I am a History PhD student at George Mason University. I previously graduated from GMU with an MA degree in History with a Concentration in Applied History with a New Media and Information Technology Emphasis. As part of the my concentration, I earned the Smithsonian-Mason Graduate Certificate in Digital Public Humanities.
My research focus is 19th century United States gender history. Exploring intersections of gender with race and identity politics has fueled many of my projects. Pursuing intersectional histories has led me to write about themes including gender identity under enslavement, motherhood, gender and racial politics in the American South, reproductive autonomy, the experiences of enslaved and free African American women, freedom seeking, and kinship networks.
During my MA program I began a project, Finding Sarah Ann, in which I identified and uncovered a never before told story of an enslaved woman named Sarah Ann Brown who escaped on the Underground Railroad from Fairfax, Virginia to Warsaw, New York. This project has grown continuously since I began the research in the Spring of 2023. This project has had several iterations, and it will continue to as my research progresses. I presented it as a digital exhibit through the Center for Mason Legacies’ Black Lives Next Door project, wrote it as a broader academic piece, published it in the Fairfax County historical society yearbook, hosted a program with it for the Vienna historical society, and presented it at the 2024 Virginia Forum.
Also while in my MA program, I worked on a project called King Iron.
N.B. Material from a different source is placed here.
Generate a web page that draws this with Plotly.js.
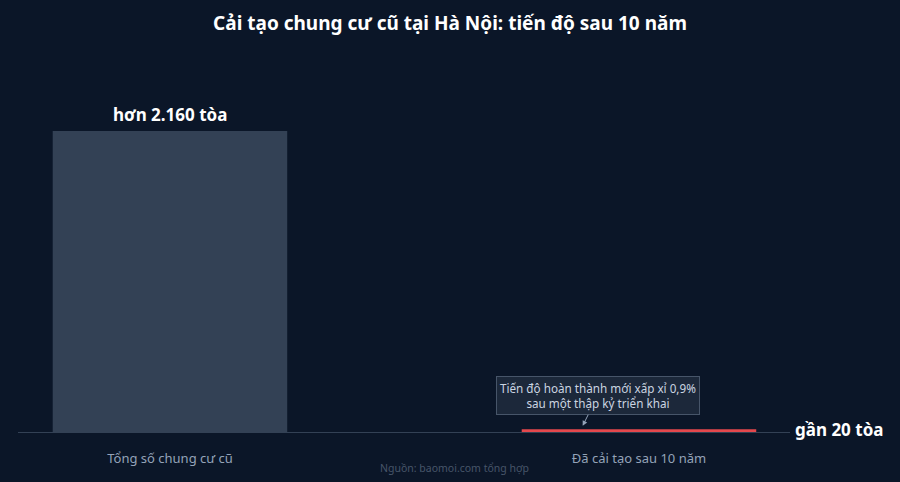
<!DOCTYPE html>
<html>
<head>
<meta charset="utf-8">
<script src="https://cdn.plot.ly/plotly-3.0.1.min.js"></script>
<style>
  html, body { margin: 0; padding: 0; background: #0b1628; }
  #chart { width: 900px; height: 482px; }
</style>
</head>
<body>
<div id="chart"></div>
<script>
// data
const categories = ['Tổng số chung cư cũ', 'Đã cải tạo sau 10 năm'];
const buildings = [2160, 20];
const valueLabels = ['hơn 2.160 tòa', 'gần 20 tòa'];
const barColors = ['#334155', '#e5484d'];
const noteText = 'Tiến độ hoàn thành mới xấp xỉ 0,9%<br>sau một thập kỷ triển khai';
const sourceText = 'Nguồn: baomoi.com tổng hợp';

const font = '"Noto Sans", "Open Sans", sans-serif';

var data = [{
    x: [0, 1],
    y: buildings,
    type: 'bar',
    width: 0.5,
    marker: { color: barColors },
    hoverinfo: 'skip'
}];

var layout = {
    width: 900,
    height: 482,
    paper_bgcolor: '#0b1628',
    plot_bgcolor: '#0b1628',
    font: { family: font, color: '#94a3b8' },
    margin: { l: 18, r: 110, t: 60, b: 50 },
    showlegend: false,
    title: {
        text: '<b>Cải tạo chung cư cũ tại Hà Nội: tiến độ sau 10 năm</b>',
        font: { family: font, size: 19, color: '#ffffff' },
        xref: 'container', x: 0.5,
        yref: 'container', y: 0.952, yanchor: 'middle'
    },
    xaxis: {
        range: [-0.324, 1.322],
        tickvals: [0, 1],
        ticktext: categories,
        tickfont: { size: 13, color: '#94a3b8' },
        ticklabelstandoff: 14,
        showgrid: false,
        zeroline: false,
        showline: true,
        linecolor: '#334155',
        linewidth: 1,
        fixedrange: true
    },
    yaxis: {
        range: [0, 2670],
        visible: false,
        showgrid: false,
        zeroline: false,
        fixedrange: true
    },
    annotations: [
        {
            x: 0, y: buildings[0], xref: 'x', yref: 'y',
            text: '<b>' + valueLabels[0] + '</b>',
            showarrow: false, yanchor: 'bottom', yshift: 3,
            font: { family: font, size: 17, color: '#ffffff' }
        },
        {
            x: 1, y: buildings[1], xref: 'paper', yref: 'y',
            text: '<b>' + valueLabels[1] + '</b>',
            showarrow: false, xanchor: 'left', yanchor: 'middle', xshift: 3,
            font: { family: font, size: 17, color: '#ffffff' }
        },
        {
            x: 0.88, y: 45, xref: 'x', yref: 'y',
            text: noteText,
            showarrow: true, arrowhead: 2, arrowsize: 1, arrowwidth: 1,
            arrowcolor: '#94a3b8',
            ax: 15, ay: -30,
            bgcolor: 'rgba(30,41,59,0.95)',
            bordercolor: '#475569', borderwidth: 1, borderpad: 3,
            font: { family: font, size: 11.7, color: '#cbd5e1' }
        },
        {
            x: 0.565, y: -0.097, xref: 'paper', yref: 'paper',
            text: sourceText,
            showarrow: false, yanchor: 'middle',
            font: { family: font, size: 10.5, color: '#475569' }
        }
    ]
};

Plotly.newPlot('chart', data, layout, { displayModeBar: false, staticPlot: true });
</script>
</body>
</html>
I worked with the African American Community Research Group in my hometown Clarksville, Tennessee to create a digital archive and exhibits surrounding the lives of the enslaved people who powered the iron works industry of the Confederate South, particularly in Northern Tennessee and Southwest Kentucky.
As an MA student, I worked as a Graduate Research Assistant for the Center for Mason Legacies and interned on the National Museum of African American History and Culture’s HBCU History, Culture, and Access Consortium project.